Let’s clarify the use case of Lokad. A typical client company needs to transfer the integral copy of 10 to 100 database tables, 5 to 500 fields per table, to its Lokad account. This data represents the content of its ERP, MRP, WMS, POS, etc. Over time, the copies need to stay fresh, typically not older than the day of yesterday. The total amount of data involved, assuming uncompressed flat text files (i.e. CSV) ranges from 1 GB for a medium company to 10 TB for a large company. By adopting incremental data transfers for the larger tables, the volume of daily transfers typically range from 100 MB to 10 GB.
The client company - or its software vendor, or the integrator of the vendor - must succeed in pushing the relevant data to Lokad. Indeed, in most situations, Lokad never gets IT access to any production system. This is reasonable: for security reasons, third party analytics should not have direct access to production systems. The client company must remain in control, as a gatekeeper, of the data flowing out of its system. Bonus, this allows them to strip out every single bit of personal data, that a third-party like Lokad does not even need anyway.
In theory, REST can be made arbitrarily performant. In practice, this is not the case. With REST, reliably transferring 100 MB of fine-grained relational data, on a daily basis, invariably generates massive performance overheads unless a top-notch software engineering team is involved. Two angles must be handled with utmost care: chattiness and retries. Chattiness relates to the number of calls over the network. Retries relate to behaviors needed to cope with transient network failures. Both are difficult, exceedingly so in practice.
In the enterprise space, most software vendors can’t even get paging right for their own APIs. This proposition that the same vendors, while rolling out a quick-and-dirty integration of Lokad, are going to suddenly devote top-notch software engineering talent is not reasonable. My experience at Lokad indicates that, on the contrary, rushed IT jobs are the best that Lokad can expect. This is fine. There are tons of battles to be fought IT-wise. Realistically, the data integration of Lokad cannot be expected to be the one battle that requires bringing out the elite forces.
In practice, when pressured to obtain a decent performance, web APIs devolve into flat file transfers over HTTP. This devolution addresses the ‘chattiness’ angle mentioned above. However, it still leaves open the ‘retry’ angle. Once the ‘retry’ angle is addressed as well, congratulations, the API has finally re-invented a File Transfer Protocol (aka FTP).
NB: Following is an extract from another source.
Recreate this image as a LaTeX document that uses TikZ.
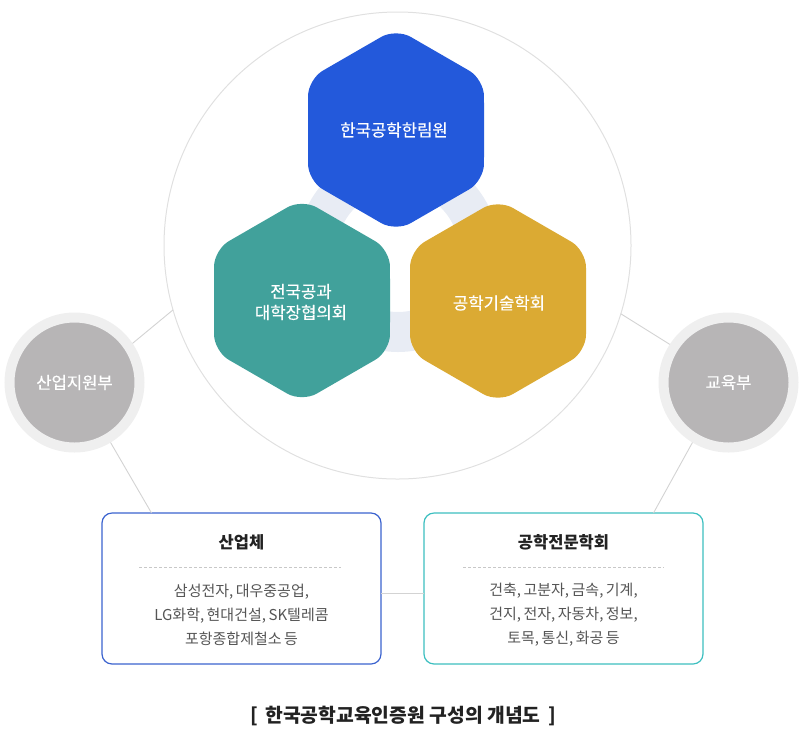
\documentclass[tikz,border=0pt]{standalone}
\usepackage{fontspec}
\setmainfont{Noto Sans CJK KR}
\newfontfamily\krmed[FakeBold=0.35]{Noto Sans CJK KR}
\newcommand\tightsp{\spaceskip 2.5pt plus 1pt\relax}
\usetikzlibrary{calc}
\definecolor{hblue}{HTML}{2359DB}
\definecolor{hteal}{HTML}{41A19B}
\definecolor{hgold}{HTML}{DBAA33}
\definecolor{ringc}{HTML}{E8ECF4}
\definecolor{bigline}{HTML}{E0E0E0}
\definecolor{connc}{HTML}{D3D3D3}
\definecolor{govgrey}{HTML}{B7B5B6}
\definecolor{govring}{HTML}{EFEFEF}
\definecolor{boxblue}{HTML}{3B63CF}
\definecolor{boxteal}{HTML}{3CBFC0}
\definecolor{bodytext}{HTML}{555555}
\definecolor{titletext}{HTML}{222222}
\definecolor{dashc}{HTML}{C8C8C8}
\begin{document}
\begin{tikzpicture}[x=1pt,y=-1pt,
  hexpath/.style={rounded corners=17pt},
  hextext/.style={text=white, align=center, font=\krmed\fontsize{16.7}{21}\selectfont, inner sep=0},
  govc/.style={circle, fill=govgrey, draw=govring, line width=10pt, minimum size=130pt, inner sep=0, text=white, font=\krmed\fontsize{16.6}{18}\selectfont},
  conn/.style={draw=connc, line width=0.9pt},
  boxs/.style={rectangle, rounded corners=10pt, minimum width=279pt, minimum height=151pt, line width=1.2pt, inner sep=0, outer sep=0, fill=white},
  btitle/.style={text=titletext, font=\fontsize{16.5}{18}\selectfont\bfseries, inner sep=0},
  bbody/.style={text=bodytext, align=center, font=\fontsize{15}{24}\selectfont\tightsp, inner sep=0},
  dashl/.style={draw=dashc, dashed, dash pattern=on 3pt off 2pt, line width=0.8pt}
]
\useasboundingbox (0,0) rectangle (803,740);
% big circle
\node[circle, draw=bigline, line width=1pt, minimum size=467pt, inner sep=0, outer sep=0] (big) at (397.5,245.5) {};
% ring behind hexagons
\draw[ringc, line width=40pt] (398,251) circle[radius=81];
% hexagons
\fill[hblue, hexpath, shift={(396,130)}] (88,0) -- (30:101.6) -- (90:101.6) -- (150:101.6) -- (210:101.6) -- (270:101.6) -- (330:101.6) -- cycle;
\fill[hteal, hexpath, shift={(302,300.5)}] (88,0) -- (30:101.6) -- (90:101.6) -- (150:101.6) -- (210:101.6) -- (270:101.6) -- (330:101.6) -- cycle;
\fill[hgold, hexpath, shift={(498,301)}] (88,0) -- (30:101.6) -- (90:101.6) -- (150:101.6) -- (210:101.6) -- (270:101.6) -- (330:101.6) -- cycle;
\node[hextext] (kaea) at (394,130) {한국공학한림원};
\node[hextext] (dean) at (301,302) {전국공과\\대학장협의회};
\node[hextext] (ksea) at (499,303) {공학기술학회};
% government circles
\node[govc] (gov1) at (74.5,382.5) {산업지원부};
\node[govc] (gov2) at (728.5,382.5) {교육부};
% boxes
\node[boxs, draw=boxblue] (box1) at (241.5,588.5) {};
\node[boxs, draw=boxteal] (box2) at (563.5,588.5) {};
% connectors
\draw[conn] (gov1.34.7) -- (big.196.9);
\draw[conn] (gov2.147) -- (big.343.25);
\draw[conn] (gov1.-59.6) -- (box1.140.2);
\draw[conn] (gov2.239.6) -- (box2.40.5);
\draw[conn] (box1.-2.26) -- (box2.182.26);
% box contents
\node[btitle] (t1) at (241.5,542) {산업체};
\draw[dashl] (139,567) -- (341,567);
\node[bbody] (b1) at (241.5,615) {삼성전자, 대우중공업,\\LG화학, 현대건설, SK텔레콤\\포항종합제철소 등};
\node[btitle] (t2) at (563.5,542) {공학전문학회};
\draw[dashl] (463,567) -- (664,567);
\node[bbody] (b2) at (563.5,615) {건축, 고분자, 금속, 기계,\\건지, 전자, 자동차, 정보,\\토목, 통신, 화공 등};
% caption
\node[text=titletext, font=\fontsize{19.3}{22}\selectfont\bfseries, inner sep=0] (cap) at (403,716) {[\, 한국공학교육인증원 구성의 개념도 \,]};
\end{tikzpicture}
\end{document}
However, this ad-hoc FTP is nowhere near as instrumented as the real thing. FTP is supported by all major operating systems. Both have massive open source tooling support. The relevant implementations have been production-grade for decades. True, there are quirks, those protocols may not be “fashionable” anymore, but when it comes to getting the job done within hours without involving rockstar engineers, it does not even compare.
This is why Lokad has adopted FTP to support both inbound and outbound data transfers. Furthermore, a decade of operations has proven that this choice was the correct one. Even low-skill, low-cost, outsourced IT companies do succeed at transferring large amounts of relational data quickly and reliably to Lokad through FTP, which never happened, not even once, during all the years that we featured a web API.
In the following, for the sake of concision, FTP always refers to “FTPS and SFTP”. Those two protocols are quite different, but for the sake of this discussion, those differences are irrelevant. Favoring one protocol over the other is mostly a matter of alignment with pre-existing IT practices within the company of interest. ↩︎